If you've got a three-person crew, that's three separate credential images.The completed form and credentials need to go to companyblue@jetblue.com. This all needs to happen at least three business days before your flight (not three calendar days, which matters if your trip falls right after a weekend or holiday).
Confirmation comes by email if the rate is approved, which is why getting that email address field right matters as much as anything else on the form.
There's also a stated image size limit, listed on the form as "250,000 megabytes" for credential attachments — that figure looks like it may be a typo on JetBlue's own document (250,000 MB would be 250 GB, an enormous file size for a scanned ID), so if you're unsure what's actually intended, it's worth keeping your scanned images reasonably sized (a few MB, well under what any normal phone photo or scan produces) and confirming with JetBlue directly if you hit any upload or attachment issues.

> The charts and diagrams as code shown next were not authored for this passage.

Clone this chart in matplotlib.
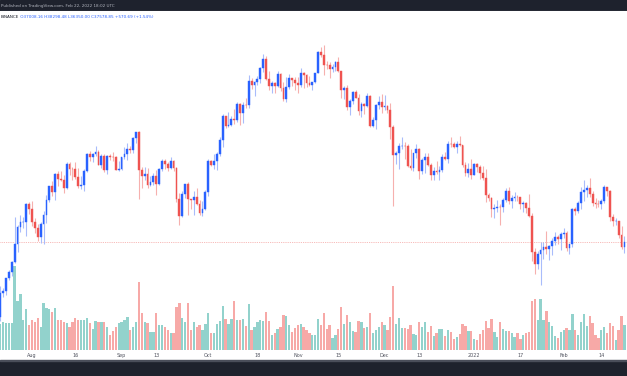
import matplotlib

matplotlib.use("Agg")
import matplotlib.pyplot as plt  # noqa: E402
import matplotlib.dates as mdates  # noqa: E402
import numpy as np  # noqa: E402
import pandas as pd  # noqa: E402
from matplotlib.patches import Rectangle  # noqa: E402

W, H = 627, 376
TICK_FONT = 3.5
HEAD_FONT = 3.0

# BTC/USDT daily, Binance, 2021-07-21 .. 2022-02-22
START = "2021-07-21"
FIRST_OPEN = 29796
closes = [
    32110, 32313, 33581, 34292, 35350, 37337, 39406, 39995, 40008, 42235, 41626,
    39974, 39201, 38152, 39747, 40869, 42836, 44614, 43792, 46285, 45593, 45551, 44428, 47833, 47109, 47015, 45936,
    44686, 44741, 46763, 49339, 48905, 49321, 49546, 47706, 48960, 46942, 49058, 48897, 48767, 46970, 47100,
    48810, 49246, 49999, 49915, 51756, 52663, 46863, 46048, 46395, 44850, 45144, 46063, 44963, 47092, 48176,
    47783, 47268, 48278, 47260, 42843, 40694, 43575, 44896, 42840, 42717, 43209, 42236, 41034, 41564, 43791,
    48165, 47657, 48233, 49246, 51493, 55339, 53797, 53964, 54967, 54691, 57487, 56005, 57367, 57348, 61672, 60875,
    61528, 62010, 64280, 66002, 62193, 60688, 61286, 60852, 63078, 60328, 58413, 60575, 62253, 61859, 61300,
    60911, 63219, 62896, 61395, 60937, 61470, 63273, 67525, 66947, 64882, 64774, 64122, 64380, 65519, 63606,
    60058, 60344, 56891, 58052, 59707, 58622, 56247, 57541, 57138, 58960, 53726, 54721, 57274, 57776, 56950,
    57184, 56480, 53601, 49152, 49397, 50441, 50588, 50471, 47545, 47140, 49389, 50053, 46702, 48343, 48864, 47632,
    46131, 46834, 46681, 46914, 48889, 48588, 50838, 50821, 50429, 50809, 50640, 47588, 46464, 47120, 46216,
    47722, 47286, 46446, 45833, 43425, 43082, 41566, 41679, 41864, 41822, 42735, 43949, 42592, 43099, 43177, 43113,
    42250, 42375, 41744, 40680, 36445, 35071, 36244, 36660, 36958, 36809, 37160, 37716, 38166, 37881, 38466,
    38690, 36896, 37311, 41574, 41382, 42380, 43840, 44118, 44338, 43565, 42407, 42244, 42197, 42586, 44575, 43961,
    40538, 40030, 40122, 38431, 37008, 37578.85,
]
highs = [
    32858, 32576, 33650, 34500, 35398, 40550, 39542, 40900, 40640, 42316, 42448,
    42599, 40459, 39780, 39969, 41350, 43392, 44700, 45310, 46454, 46700, 46743, 46218, 48144, 48070, 47372, 48053,
    47160, 46000, 47033, 49382, 49757, 49500, 50500, 49875, 49286, 49343, 49150, 49300, 49666, 48908, 48246,
    48888, 50344, 51000, 50558, 51900, 52780, 52920, 47381, 47400, 47250, 45987, 46460, 46876, 47250, 48500,
    48488, 48150, 48843, 48372, 47347, 43639, 44000, 44978, 45200, 42966, 43937, 44350, 42787, 42590, 44132,
    48495, 48336, 49228, 49536, 51886, 55750, 55332, 56100, 55489, 56561, 57839, 57680, 57777, 58532, 62933, 62378,
    61718, 62695, 64486, 67000, 66639, 63732, 61747, 61500, 63710, 63293, 61496, 62499, 62980, 62359, 62405,
    62437, 64270, 63500, 63086, 62595, 61560, 63286, 67789, 68530, 69000, 65600, 65460, 65000, 65550, 66401,
    63617, 60840, 60976, 58370, 59859, 60030, 59266, 57875, 57750, 59398, 59176, 55280, 57445, 58865, 59249,
    59053, 57400, 57600, 53904, 49700, 51000, 51936, 51200, 50797, 50125, 49485, 50797, 50189, 48700, 49500, 49436,
    48004, 47360, 48300, 47537, 49328, 49576, 51375, 51869, 51180, 51280, 52088, 50704, 48139, 47900, 48548,
    47954, 47990, 47570, 47505, 47070, 43748, 43145, 42300, 42786, 42248, 43100, 44322, 44500, 43448, 43800, 43475,
    43178, 42691, 42559, 43505, 41100, 36835, 36499, 37550, 37545, 38919, 37234, 38000, 38720, 38359, 38744,
    39265, 38855, 37387, 41772, 41913, 42656, 44500, 45492, 44799, 45821, 43920, 43000, 42760, 42876, 44769, 44581,
    44164, 40959, 40444, 40132, 39494, 38298.48,
]
lows = [
    29482, 31708, 31925, 33401, 33881, 35205, 36383, 38772, 39200, 38313, 41000,
    39422, 38690, 37642, 37508, 37332, 39853, 42450, 43261, 42779, 44671, 45341, 43770, 44238, 46179, 45500, 45660,
    44376, 44203, 43998, 46646, 48285, 48071, 49029, 47600, 47138, 46650, 46370, 48346, 48300, 46853, 46700,
    46853, 48584, 48316, 49400, 49500, 50969, 42843, 44412, 45514, 44400, 44722, 44742, 43370, 44750, 46700,
    47027, 46750, 47088, 46829, 42500, 39600, 40565, 43063, 40829, 41646, 40803, 42098, 40888, 40753, 41410,
    43283, 47430, 47088, 46891, 49022, 50382, 53357, 53617, 53661, 54080, 54415, 53879, 54167, 56818, 56850, 60150,
    58963, 60890, 61322, 63481, 62000, 60000, 59562, 59510, 60650, 59817, 58000, 57820, 60174, 60723, 59945,
    59405, 60624, 60382, 60677, 60721, 60050, 61322, 63273, 66382, 62822, 64100, 62333, 63360, 63576, 63400,
    58575, 58373, 56474, 55600, 57469, 58486, 55610, 55317, 55837, 56906, 53500, 53610, 53256, 56666, 55875,
    56458, 55852, 51680, 42000, 47727, 47100, 50039, 48600, 47320, 46852, 46751, 48638, 45672, 46290, 46547, 47511,
    45456, 45500, 46406, 45558, 46630, 48421, 47920, 50384, 50236, 49412, 50449, 47313, 46096, 45900, 45678,
    46208, 46654, 45696, 45516, 42500, 42645, 40610, 40501, 41200, 39650, 41268, 42450, 42311, 41725, 42578, 42692,
    41540, 41250, 41138, 40553, 35440, 34008, 34601, 32917, 35701, 36234, 35507, 36155, 37268, 37351, 36632,
    38000, 36586, 36250, 37026, 40843, 41116, 41645, 42666, 43117, 43188, 42000, 41748, 41870, 41570, 42427, 43310,
    40073, 39450, 39639, 38000, 36800, 36350.00,
]
# volume, thousand BTC
volumes = [
    52, 56, 54, 54, 54, 168, 98, 112, 60, 82, 50, 60, 56, 64, 46, 94, 84, 82, 76, 84, 60, 60, 56, 54, 46, 56, 64, 60,
    60, 60, 64, 54, 42, 58, 56, 56, 56, 46,
    30, 38, 46, 54, 56, 60, 66, 40, 46, 56, 136, 74, 56, 54, 36, 36, 74, 50, 50, 46, 40, 34, 34, 86, 94, 64, 56, 94,
    40, 56, 46, 50, 40, 52, 74, 34,
    34, 52, 58, 88, 62, 52, 62, 98, 60, 60, 62, 48, 92, 40, 46, 56, 60, 58, 76, 58, 30, 34, 42, 46, 70, 68, 50, 36,
    44, 50, 52, 46, 40, 34, 30, 30,
    62, 50, 74, 42, 50, 24, 30, 42, 86, 52, 70, 56, 38, 36, 58, 56, 44, 46, 74, 34, 40, 46, 56, 50, 40, 66, 128, 52,
    64, 44, 44, 42, 50, 32, 30, 56,
    46, 56, 36, 48, 28, 34, 42, 42, 28, 40, 36, 22, 26, 32, 52, 48, 38, 38, 22, 20, 32, 40, 58, 44, 62, 36, 26, 56,
    42, 38, 38, 34, 26, 34, 22, 30, 34,
    36, 98, 102, 60, 102, 60, 78, 56, 48, 28, 24, 36, 40, 44, 40, 72, 40, 30, 56, 72, 48, 68, 54, 30, 24, 40, 46, 34,
    54, 48, 20, 40, 68, 50,
]

tick_dates = ["2021-08-01", "2021-08-16", "2021-09-01", "2021-09-13", "2021-10-01", "2021-10-18", "2021-11-01",
              "2021-11-15", "2021-12-01", "2021-12-13", "2022-01-01", "2022-01-17", "2022-02-01", "2022-02-14"]
tick_labels = ["Aug", "16", "Sep", "13", "Oct", "18", "Nov", "15", "Dec", "13", "2022", "17", "Feb", "14"]

LAST_PRICE = 37578.85
HEADER = "Published on TradingView.com, Feb 22, 2022 18:02 UTC"
LEGEND_NAME = "BINANCE"
LEGEND_VALUES = " O37008.16 H38298.48 L36350.00 C37578.85 +570.69 (+1.54%)"

UP, DOWN = "#2962ff", "#ef5350"
UP_WICK, DOWN_WICK = "#a9bcfb", "#f6b0ae"
UP_VOL, DOWN_VOL = "#92d2cc", "#f7a9a7"
DARK = "#1e222d"


def px_box(x0, y0, x1, y1):
    """Pixel box (top-left origin) -> figure fraction [left, bottom, width, height]."""
    return [x0 / W, 1 - y1 / H, (x1 - x0) / W, (y1 - y0) / H]


closes = np.array(closes, dtype=float)
highs = np.array(highs, dtype=float)
lows = np.array(lows, dtype=float)
volumes = np.array(volumes, dtype=float)
dates = pd.date_range(START, periods=len(closes), freq="D")
assert len(highs) == len(lows) == len(volumes) == len(closes)
opens = np.r_[FIRST_OPEN, closes[:-1]]
up = closes >= opens
x = mdates.date2num(dates)

fig = plt.figure(figsize=(W / 100, H / 100), dpi=100)
fig.patch.set_facecolor("white")

ax_vol = fig.add_axes(px_box(0, 11, W, 350))
ax = fig.add_axes(px_box(0, 11, W, 350), sharex=ax_vol)
ax.patch.set_alpha(0)

# volume pane
ax_vol.bar(x, volumes, width=0.8, color=np.where(up, UP_VOL, DOWN_VOL), linewidth=0)
ax_vol.set_ylim(0, 678)
ax_vol.set_yticks([])
for s in ax_vol.spines.values():
    s.set_visible(False)
ax_vol.set_xticks(mdates.date2num(pd.to_datetime(tick_dates)))
ax_vol.set_xticklabels(tick_labels, fontsize=TICK_FONT, color="#50535e")
ax_vol.tick_params(axis="x", length=0, pad=2.2)

# candles
ax.axhline(LAST_PRICE, color="#f5a3a1", linewidth=0.6, linestyle=(0, (1, 1.2)), zorder=1)
ax.vlines(x, lows, highs, colors=np.where(up, UP_WICK, DOWN_WICK), linewidth=0.8, zorder=2)
body_col = np.where(up, UP, DOWN)
ax.bar(x, np.abs(closes - opens), bottom=np.minimum(opens, closes), width=0.62,
       color=body_col, edgecolor=body_col, linewidth=0.3, zorder=3)
ax.set_yscale("log")
ax.set_ylim(26940, 76580)
ax.set_xlim(x[0] - 0.07, x[0] + 216.9)
ax.axis("off")

# TradingView frame
fig.add_artist(Rectangle((0, 1 - 10.5 / H), 1, 10.5 / H, transform=fig.transFigure, color=DARK, zorder=0))
fig.add_artist(Rectangle((0, 1 - 11.5 / H), 1, 1 / H, transform=fig.transFigure, color="#4a4e5a", zorder=0))
fig.add_artist(Rectangle((0, 0), 1, 15 / H, transform=fig.transFigure, color=DARK, zorder=0))
fig.add_artist(Rectangle((0, 15 / H), 1, 1 / H, transform=fig.transFigure, color="#4a4e5a", zorder=0))

fig.text(1 / W, 1 - 5.5 / H, HEADER, color="#b2b5be", fontsize=HEAD_FONT, va="center", ha="left")
t1 = fig.text(1 / W, 1 - 17 / H, LEGEND_NAME, color="#131722", fontsize=HEAD_FONT, va="center", ha="left")
ax.annotate(LEGEND_VALUES, xy=(1, 0.5), xycoords=t1, va="center", ha="left",
            color=UP, fontsize=HEAD_FONT, annotation_clip=False)

fig.savefig("out.png", dpi=100)
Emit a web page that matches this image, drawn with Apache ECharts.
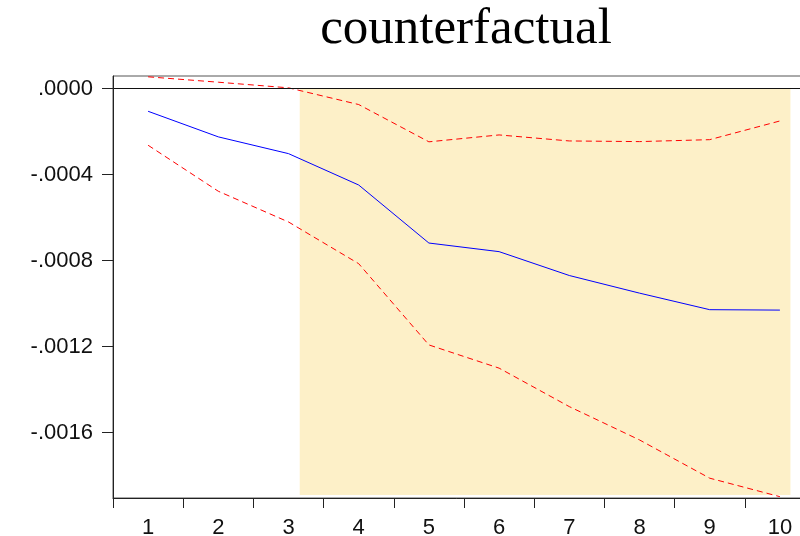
<!DOCTYPE html>
<html>
<head>
<meta charset="utf-8">
<script src="https://cdn.jsdelivr.net/npm/echarts@6/dist/echarts.min.js"></script>
<style>
  html, body { margin: 0; padding: 0; background: #ffffff; }
  #chart { width: 800px; height: 536px; }
</style>
</head>
<body>
<div id="chart"></div>
<script>
// Forecast horizon (periods)
const periods = [1, 2, 3, 4, 5, 6, 7, 8, 9, 10];

// Counterfactual response and its confidence band
const central = [-0.000105, -0.000224, -0.000302, -0.000448, -0.000718, -0.000758, -0.000869, -0.000951, -0.001028, -0.001030];
const upperBand = [0.0000554, 0.0000303, 0.0000042, -0.0000736, -0.000247, -0.000215, -0.000243, -0.000246, -0.000237, -0.000150];
const lowerBand = [-0.000263, -0.000477, -0.000620, -0.000814, -0.001192, -0.001300, -0.001479, -0.001634, -0.001812, -0.001898];

// Y axis ticks and their labels
const yTicks = [0, -0.0004, -0.0008, -0.0012, -0.0016];
const yTickLabels = ['.0000', '-.0004', '-.0008', '-.0012', '-.0016'];

// Axis extents
const yMin = -0.0019042;
const yMax = 0.0000592;

// Highlighted counterfactual window (period units, value units)
const shadeStart = 3.16;
const shadeEnd = 10.15;
const shadeTop = 0;
const shadeBottom = -0.00189;

const pairs = (vals) => vals.map((v, i) => [periods[i], v]);

const chart = echarts.init(document.getElementById('chart'), null, { renderer: 'canvas' });

const labelFont = { fontFamily: 'Liberation Sans, Arial, sans-serif', fontSize: 22, color: '#111' };

chart.setOption({
  animation: false,
  backgroundColor: '#ffffff',
  graphic: [{
    type: 'text',
    x: 466,
    y: 4,
    z: 10,
    style: {
      text: 'counterfactual',
      font: '51px "Liberation Serif", "Times New Roman", serif',
      fill: '#000',
      align: 'center',
      verticalAlign: 'top'
    }
  }],
  grid: {
    left: 113, top: 76, bottom: 38, width: 702,
    outerBoundsMode: 'none',
    containLabel: false,
    show: true, borderColor: '#555', borderWidth: 1, backgroundColor: 'transparent'
  },
  xAxis: [{
    type: 'category',
    data: periods.map(String),
    boundaryGap: true,
    z: 6,
    axisLine: { show: true, onZero: false, lineStyle: { color: '#222', width: 1 } },
    axisTick: { show: true, inside: false, length: 10, alignWithLabel: false, lineStyle: { color: '#222' } },
    axisLabel: Object.assign({ margin: 19 }, labelFont),
    splitLine: { show: false }
  }, {
    type: 'value',
    min: 0.5, max: 10.5,
    show: false,
    axisLine: { onZero: false },
    splitLine: { show: false }
  }],
  yAxis: {
    type: 'value',
    min: yMin, max: yMax,
    z: 6,
    axisLine: { show: true, onZero: false, lineStyle: { color: '#222', width: 1 } },
    axisTick: { show: true, length: 11, customValues: yTicks, lineStyle: { color: '#222' } },
    axisLabel: Object.assign({
      margin: 20,
      customValues: yTicks,
      formatter: (v) => {
        const i = yTicks.findIndex(t => Math.abs(t - v) < 1e-9);
        return i >= 0 ? yTickLabels[i] : '';
      }
    }, labelFont),
    splitLine: { show: false }
  },
  series: [{
    name: 'central',
    type: 'line',
    xAxisIndex: 1,
    data: pairs(central),
    symbol: 'none',
    z: 5,
    lineStyle: { color: '#0000ff', width: 1 },
    markArea: {
      silent: true,
      itemStyle: { color: '#fdf0c8' },
      data: [[{ xAxis: shadeStart, yAxis: shadeTop }, { xAxis: shadeEnd, yAxis: shadeBottom }]]
    },
    markLine: {
      silent: true,
      symbol: ['none', 'none'],
      label: { show: false },
      lineStyle: { color: '#111', width: 1, type: 'solid' },
      data: [{ yAxis: 0 }]
    }
  }, {
    name: 'upper',
    type: 'line',
    xAxisIndex: 1,
    data: pairs(upperBand),
    symbol: 'none',
    z: 4,
    lineStyle: { color: '#ff0000', width: 1, type: [6, 4] }
  }, {
    name: 'lower',
    type: 'line',
    xAxisIndex: 1,
    data: pairs(lowerBand),
    symbol: 'none',
    z: 4,
    lineStyle: { color: '#ff0000', width: 1, type: [6, 4] }
  }]
});
</script>
</body>
</html>
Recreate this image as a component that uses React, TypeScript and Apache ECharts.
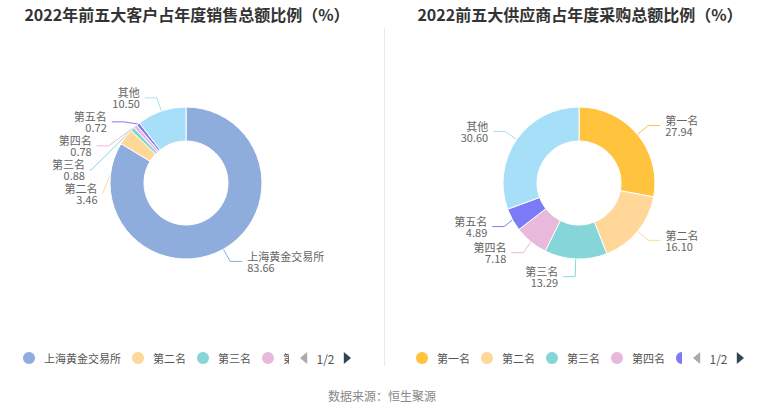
import React, { useEffect, useRef } from "react";
import * as echarts from "echarts";

const leftTitle = "2022年前五大客户占年度销售总额比例（%）";
const rightTitle = "2022前五大供应商占年度采购总额比例（%）";
const leftNames = ["上海黄金交易所", "第二名", "第三名", "第四名", "第五名", "其他"];
const leftValues = [83.66, 3.46, 0.88, 0.78, 0.72, 10.5];
const leftColors = ["#8EACDC", "#FFD899", "#86D5D8", "#E8B9DA", "#7B7BF7", "#A8DFF8"];
const rightNames = ["第一名", "第二名", "第三名", "第四名", "第五名", "其他"];
const rightValues = [27.94, 16.1, 13.29, 7.18, 4.89, 30.6];
const rightColors = ["#FFC33D", "#FFD899", "#86D5D8", "#E8B9DA", "#7B7BF7", "#A8DFF8"];
const sourceText = "数据来源：恒生聚源";

const FONT = "'Noto Sans CJK SC', sans-serif";

function pieSeries(name: string, names: string[], values: number[], colors: string[], cx: number) {
  return {
    type: "pie",
    name,
    center: [cx, 183],
    radius: [42, 76],
    startAngle: 90,
    clockwise: true,
    avoidLabelOverlap: true,
    itemStyle: { borderColor: "#fff", borderWidth: 1 },
    label: {
      show: true,
      formatter: (p: any) => `${p.name}\n${Number(p.value).toFixed(2)}`,
      fontSize: 11,
      lineHeight: 11,
      color: "#666",
      fontFamily: FONT,
    },
    labelLine: { show: true, length: 14, length2: 12, lineStyle: { width: 1 } },
    data: names.map((n, i) => ({ name: n, value: values[i], itemStyle: { color: colors[i] } })),
  };
}

function legendCfg(names: string[], left: number) {
  return {
    type: "scroll",
    data: names,
    left,
    width: 328,
    top: 347,
    icon: "circle",
    itemWidth: 12,
    itemHeight: 12,
    itemGap: 11,
    itemStyle: { borderWidth: 0 },
    textStyle: { fontSize: 11, color: "#555", fontFamily: FONT, padding: [0, 0, 0, 4] },
    pageIconSize: 12,
    pageIconColor: "#2f4554",
    pageIconInactiveColor: "#aaa",
    pageTextStyle: { color: "#555", fontSize: 12, fontFamily: FONT },
    pageButtonItemGap: 4,
  };
}

export default function App() {
  const ref = useRef<HTMLDivElement>(null);
  useEffect(() => {
    if (!ref.current) return;
    const chart = echarts.init(ref.current, undefined, { renderer: "svg" });
    chart.setOption({
      animation: false,
      backgroundColor: "#fff",
      textStyle: { fontFamily: FONT },
      title: [
        {
          text: leftTitle,
          left: 182,
          textAlign: "center",
          top: 1,
          textStyle: { fontSize: 16, fontWeight: "bold", color: "#333", fontFamily: FONT },
        },
        {
          text: rightTitle,
          left: 575,
          textAlign: "center",
          top: 1,
          textStyle: { fontSize: 16, fontWeight: "bold", color: "#333", fontFamily: FONT },
        },
      ],
      legend: [legendCfg(leftNames, 18), legendCfg(rightNames, 411)],
      series: [
        pieSeries("客户", leftNames, leftValues, leftColors, 186),
        pieSeries("供应商", rightNames, rightValues, rightColors, 579),
      ],
      graphic: [
        {
          type: "line",
          shape: { x1: 384.5, y1: 28, x2: 384.5, y2: 366 },
          style: { stroke: "#e8e8e8", lineWidth: 1 },
        },
        {
          type: "text",
          x: 382,
          y: 395,
          style: {
            text: sourceText,
            fontSize: 12,
            fill: "#888",
            align: "center",
            verticalAlign: "middle",
            fontFamily: FONT,
          },
        },
      ],
    });
    return () => chart.dispose();
  }, []);
  return (
    <div
      ref={ref}
      style={{ position: "fixed", left: 0, top: 0, width: 765, height: 413, background: "#fff" }}
    />
  );
}
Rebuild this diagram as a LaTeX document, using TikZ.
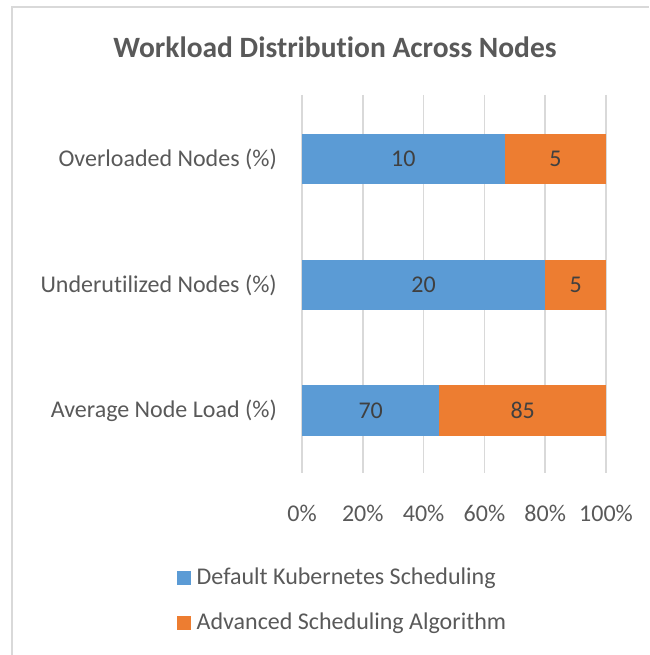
\documentclass[tikz,border=0pt]{standalone}
\usepackage{fontspec}
\setmainfont{Carlito}[Ligatures={NoCommon}]
\usepackage{tikz}
\usetikzlibrary{positioning}
\definecolor{ksblue}{HTML}{5B9BD5}
\definecolor{ksorange}{HTML}{ED7D31}
\definecolor{txtgray}{HTML}{595959}
\definecolor{lblgray}{HTML}{404040}
\definecolor{gridgray}{HTML}{D9D9D9}

\begin{document}
\begin{tikzpicture}[x=1pt, y=-1pt, font=\fontsize{24}{28}\selectfont, text=txtgray]
      \useasboundingbox (0,0) rectangle (649,655);
      \tikzset{barlabel/.style={text=lblgray},
               catlabel/.style={anchor=east, inner sep=0pt},
               legbox/.style={minimum size=14pt, inner sep=0pt}}
      % frame of the chart
      \draw[gridgray, line width=2pt] (12,655) -- (12,7) -- (649,7);
      \node[font=\bfseries\fontsize{29.5}{34}\selectfont] (title) at (335,47) {Workload Distribution Across Nodes};
      % grid lines and tick labels
      \foreach \p in {0,20,...,100} {
        \draw[gridgray, line width=1.5pt] (302+3.04*\p,95) -- (302+3.04*\p,473);
        \node (tick\p) at (302+3.04*\p,513) {\p\%};
      }
      % bars (100% stacked)
      \fill[ksblue] (302,134) rectangle (504.7,184);
      \fill[ksorange] (504.7,134) rectangle (606,184);
      \fill[ksblue] (302,260) rectangle (545.2,310);
      \fill[ksorange] (545.2,260) rectangle (606,310);
      \fill[ksblue] (302,385) rectangle (439.3,436);
      \fill[ksorange] (439.3,385) rectangle (606,436);
      \node[barlabel] (ovdef) at (403.4,159) {10};
      \node[barlabel] (ovadv) at (555.4,159) {5};
      \node[barlabel] (undef) at (423.6,285) {20};
      \node[barlabel] (unadv) at (575.6,285) {5};
      \node[barlabel] (avdef) at (370.7,410.5) {70};
      \node[barlabel] (avadv) at (522.7,410.5) {85};
      % category labels
      \node[catlabel] (over) at (277,159) {Overloaded Nodes (\%)};
      \node[catlabel] (under) at (277,285) {Underutilized Nodes (\%)};
      \node[catlabel] (avg) at (277,410.5) {Average Node Load (\%)};
      % legend
      \node[legbox, fill=ksblue] (sqdef) at (184,578) {};
      \node[right=2pt of sqdef] (lgdef) {Default Kubernetes Scheduling};
      \node[legbox, fill=ksorange] (sqadv) at (184,623) {};
      \node[right=2pt of sqadv] (lgadv) {Advanced Scheduling Algorithm};
    \end{tikzpicture}
\end{document}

A Few Things Worth Knowing Before You Submit
A couple of details aren't on the form itself but are worth keeping in mind:
This form is required for every individual booking. Getting approved once doesn't carry forward to your next trip, so plan to fill this out again for future travel.
JetBlue's media rate only applies to JetBlue-operated flights, not codeshare or interline segments, so double-check that your specific route is actually operated by JetBlue before you go through the process. Excess bags are carried on a space-available basis even with an approved form, and the final call is made by the flight crew on the day of travel — so an approval confirms the rate, not a guaranteed seat for every bag if the flight is unusually full.
The Bottom Line
JetBlue's Media Bag Request Form is short, but it's strict about completeness, accuracy, and timing. Match your names and record locator exactly to your booking, attach credentials for every traveler rather than just the lead contact, hit the three-business-day window, and watch for the confirmation email before assuming you're set. Get those details right, and the form does exactly what it's meant to do — getting your gear checked at a flat rate instead of paying standard overweight and oversize fees on every case.